Even though I find it beneficial and necessary to differentiate your capabilities by your circumstance or particular demographic (often stereotyped by Rural, Urban, and Suburban) , the real difference can be found within your situational observation. This Situational Awareness begins by understanding your capabilities and being honest about your assessment.
Let's look at an example. I work in a suburban environment which does not utilize truck companies. Is it important for me as a Battalion Chief to know the capabilities of my companies before the alarm hits? Is it important for me to know the system which I operate to make sure all the essential fire ground functions are met and implemented every fire? Is my safety net of functions (back up lines, RIC, IRIC, softening the structure, egress considerations, hose line facilitation, etc.) provided at every fire?
1. What is the capability of every company at the single resource level?
What impacts can the companies make?
How many functions can each company realistically implement on a fireground? Is it realistic to believe a single company of 3 or 4 firefighters can: locate a fire, conduct forcible entry, get water supply, and deploy multiple (if not a single) hand lines? BE HONEST, but we have seen this attempted.
2. Are all essential truck company functions being performed on a consistent basis?
How does this happen if you do not have dedicated truck companies? Do you have SOPs or direction in place to make this happen?

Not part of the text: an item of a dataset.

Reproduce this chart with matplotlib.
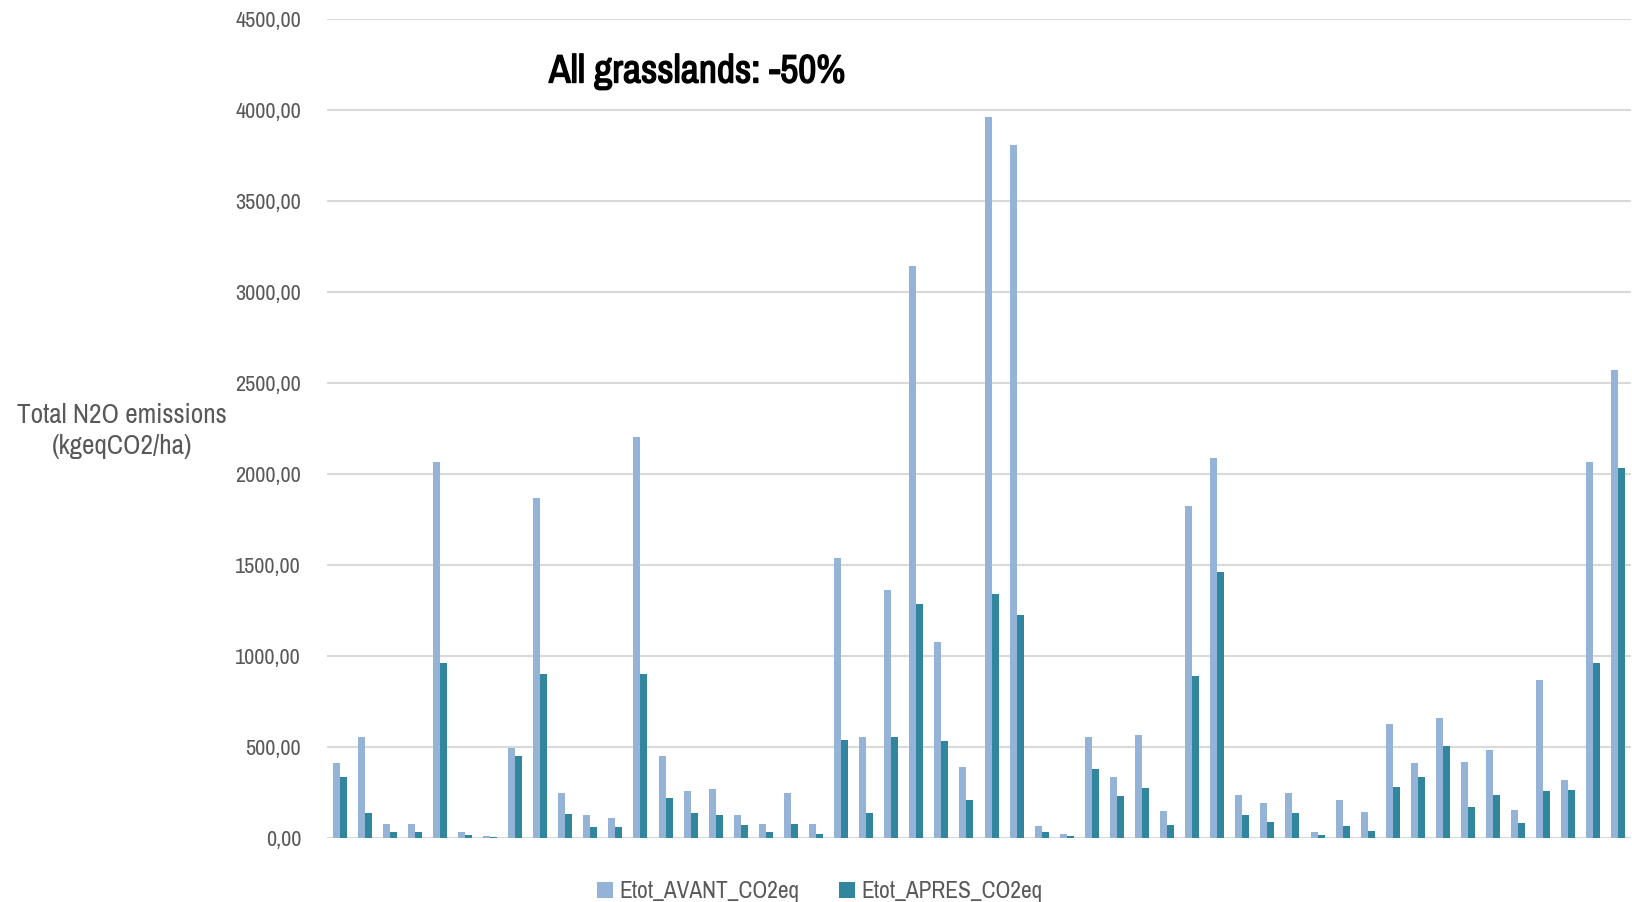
import numpy as np
import matplotlib
matplotlib.use("Agg")
import matplotlib.pyplot as plt
import matplotlib.patheffects as pe
from matplotlib import font_manager as fm
from matplotlib.ticker import FuncFormatter

# Values (kgeqCO2/ha), one pair per parcel
avant = [412, 555, 77, 77, 2070, 33, 13, 498, 1872, 251,
         126, 112, 2206, 451, 262, 273, 128, 77, 249, 79,
         1539, 555, 1365, 3145, 1081, 392, 3962, 3807, 66, 22,
         559, 335, 568, 150, 1827, 2089, 240, 194, 251, 33,
         213, 147, 628, 412, 660, 421, 485, 156, 870, 321,
         2068, 2572]
apres = [335, 137, 35, 35, 964, 16, 5, 454, 903, 134,
         60, 64, 903, 224, 141, 128, 73, 35, 77, 24,
         539, 137, 557, 1286, 535, 211, 1343, 1227, 35, 13,
         379, 231, 277, 75, 890, 1464, 128, 90, 139, 16,
         66, 40, 280, 335, 507, 174, 240, 84, 258, 264,
         964, 2034]
labels = ["Etot_AVANT_CO2eq", "Etot_APRES_CO2eq"]
colors = ["#95B3D7", "#31859C"]

# look for a narrow face, the reference uses a condensed font
fam, stretch = 'Roboto', 'normal'
for f in fm.fontManager.ttflist:
    st = str(f.stretch)
    if 'Condensed' in f.name or 'Narrow' in f.name:
        fam, stretch = f.name, 'normal'
        break
    if 'condensed' in st and f.name in ('DejaVu Sans', 'Roboto', 'Open Sans', 'Noto Sans'):
        fam, stretch = f.name, 'condensed'
plt.rcParams['font.family'] = [fam, 'DejaVu Sans']
plt.rcParams['font.stretch'] = stretch


def is_bold(f):
    wt = f.weight
    if isinstance(wt, str):
        return wt in ('bold', 'demibold', 'semibold')
    return 600 <= wt <= 700


# bold face of the same family only
bold_file = None
for f in fm.fontManager.ttflist:
    if f.name == fam and is_bold(f) and f.style == 'normal':
        bold_file = f.fname
        break

fig = plt.figure(figsize=(16.32, 9.02), dpi=100)
ax = fig.add_axes([327 / 1632, 63.7 / 902, 1304 / 1632, 819 / 902])

x = np.arange(len(avant))
w = 7 / 25.07
ax.bar(x - w / 2, avant, width=w, color=colors[0], label=labels[0], zorder=3)
ax.bar(x + w / 2, apres, width=w, color=colors[1], label=labels[1], zorder=3)

ax.set_xlim(-0.5, len(avant) - 0.5)
ax.set_ylim(0, 4500)
ax.set_yticks(np.arange(0, 4501, 500))
ax.yaxis.set_major_formatter(FuncFormatter(lambda v, p: f"{v:.2f}".replace(".", ",")))
ax.grid(axis='y', color='#D9D9D9', linewidth=1.5, zorder=0)
ax.set_xticks([])
ax.tick_params(axis='y', length=0, pad=17, labelsize=16, labelcolor='#595959')
for s in ax.spines.values():
    s.set_visible(False)

ylab = fig.text(122 / 1632, 1 - 431 / 902, "Total N2O emissions\n(kgeqCO2/ha)", ha='center', va='center',
                fontsize=21, color='#595959', linespacing=1.3)
if bold_file:
    title = fig.text(697 / 1632, 1 - 72 / 902, "All grasslands: -50%", ha='center', va='center',
                     fontproperties=fm.FontProperties(fname=bold_file, size=24), color='black')
else:
    title = fig.text(697 / 1632, 1 - 72 / 902, "All grasslands: -50%", ha='center', va='center',
                     fontsize=24, fontweight='bold', color='black',
                     path_effects=[pe.withStroke(linewidth=1.0, foreground='black')])

leg = fig.legend(loc='center', bbox_to_anchor=(820 / 1632, 1 - 891 / 902), ncol=2, frameon=False,
                 fontsize=16, labelcolor='#595959', handlelength=0.7, handleheight=0.7,
                 handletextpad=0.3, columnspacing=1.8)

# fit texts to the widths seen in the reference
fig.canvas.draw()
r = fig.canvas.get_renderer()
k = min(1.0, 210 / ylab.get_window_extent(r).width)
ylab.set_fontsize(21 * k)
k = min(1.25, 297 / title.get_window_extent(r).width)
title.set_fontsize(24 * k)
lab0 = ax.get_yticklabels()[-1]
k = min(1.0, 68 / lab0.get_window_extent(r).width)
ax.tick_params(axis='y', labelsize=16 * k, pad=17 + (68 - lab0.get_window_extent(r).width * k) * 0.72)
t0 = leg.get_texts()[0]
k = min(1.12, 180 / t0.get_window_extent(r).width)
for t in leg.get_texts():
    t.set_fontsize(16 * k)

fig.savefig("out.png", dpi=100)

3. Are your training levels adequate for the functions which you are trying to accomplish? If you decide to conduct
Searches above a fire or VES, have you been trained and do you have all the other essential functions in place to
4. Do you know your response area?
These are just a few questions which can test your honest, mirror observation. There are many more. Of course, this approach is very important for agencies who are heavily constrained by manpower, resources, and experience. But isn't it applicable to all fire agencies?
So, Is it necessary to stereotype your demographic? I leave it up to you the reader, firefighter, leader, and policy maker.